Prior work has demonstrated that increasing the parameter count while increasing the network width improves the performance. Since these studies did not control for increased parameter count, it was hard to establish the exact cause behind the improved performance. A recent paper Are wider nets better given the same number of parameters? tries to disentangle the effect of increasing parameter count and width. The paper experimentally demonstrates that increasing the width leads to better performance. They use a Gaussian process (GP) analysis to motivate a theoretical connection between model performance and distance of sparse and infinite width GP kernels.

Prior Works

The role of over-parameterization in improving network performance is well known. Prior works have investigated over-parameterization primarily in the context of inductive bias of the optimization algorithm, implicit regularization of gradient descent and ensembling. The common thread among the previous works was that both width and parameters were increased.
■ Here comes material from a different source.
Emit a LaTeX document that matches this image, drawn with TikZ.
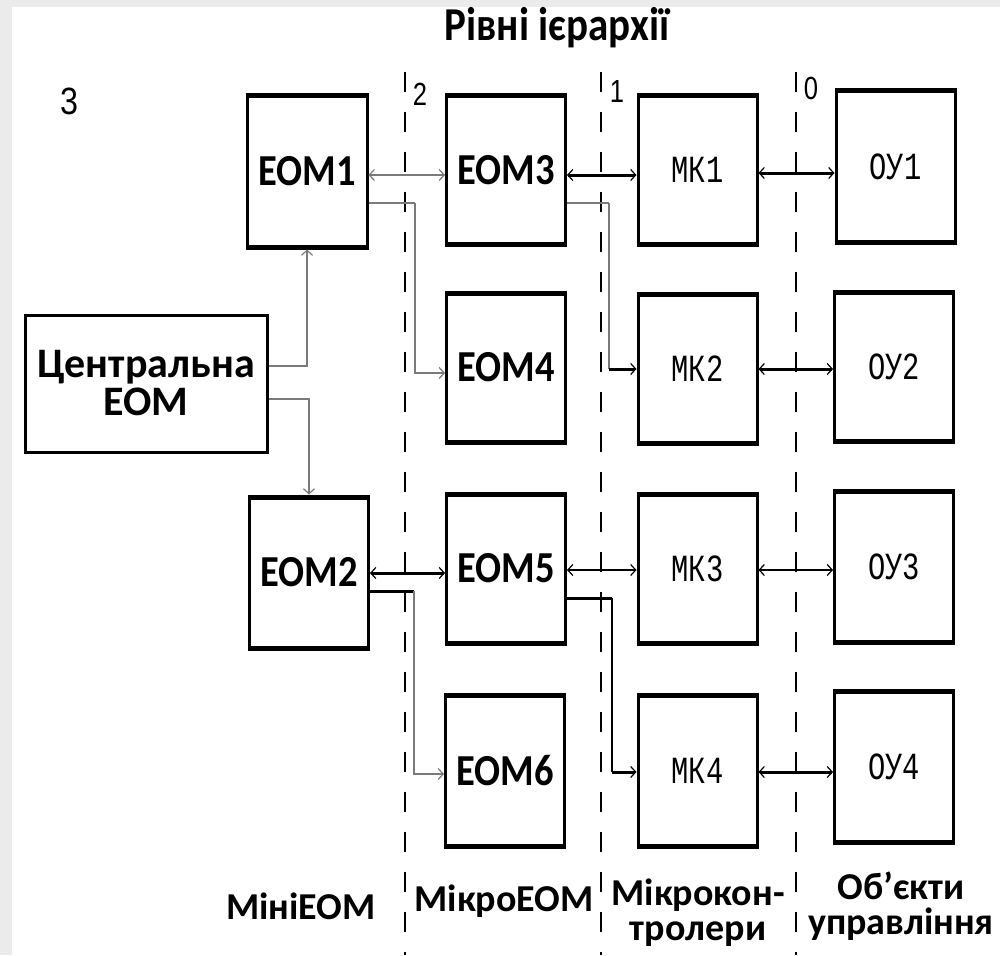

This made it hard to isolate the exact cause behind improved performance.

Strengths and limitations of the techniques in the paper

Strengths:

The paper shows that increasing width and not the increased parameter count is responsible for most of the performance gain. This observation could be used to further enhance the network performance by increasing width and sparsity. The theoretical study using Gaussian Processes provides an intuition regarding the improved performance when width is increased.

Limitations:

The methods investigated in the paper in order to isolate the effect of higher widths, particularly non-linear bottlenecks and sparsity, have the potential to introduce changes in network performance even when the number of parameters stays constant.
In the sparsity method, the number of weights being removed is proportional to the number of weights in that layer. The theoretical intuition behind this choice was not obvious to me. As noted in Appendix C and Appendix D, the choice of sparsity and distribution does have an impact on network performance. Their effect could have been more thoroughly investigated.
In the discussion about Bottleneck methods (section 2.2), inductive bias of the reparameterization method is mentioned. A more detailed discussion or reference to relevant work would have been very useful.

Most of the experiments were performed with Resnet 18 architecture. The paper could have applied the proposed methods on other architectures and verified that increased width improves the performance.

I found some of the experiment results to be unconvincing. In particular, I was confused by the following:

  1. In Figure 3, we can observe that linear and non-linear bottlenecks are not able to beat the baseline model for most of the width factors. In contrast, the sparsity method performs better than the baseline for most of the widths.
    Considering the above, why do the authors attribute the performance gain to increased width instead of sparsity ?
  2. In figure 7, we can observe that the explained improvement decreases as width increases. If width is causing the improvement in test accuracy, why do wider networks not have higher explained improvement ?
  3. In Figure 8, we can observe that the dense variants have higher accuracy. Why do the sparse variants with higher widths don’t outperform the dense model as previously observed in Table 1 for Imagenet dataset ?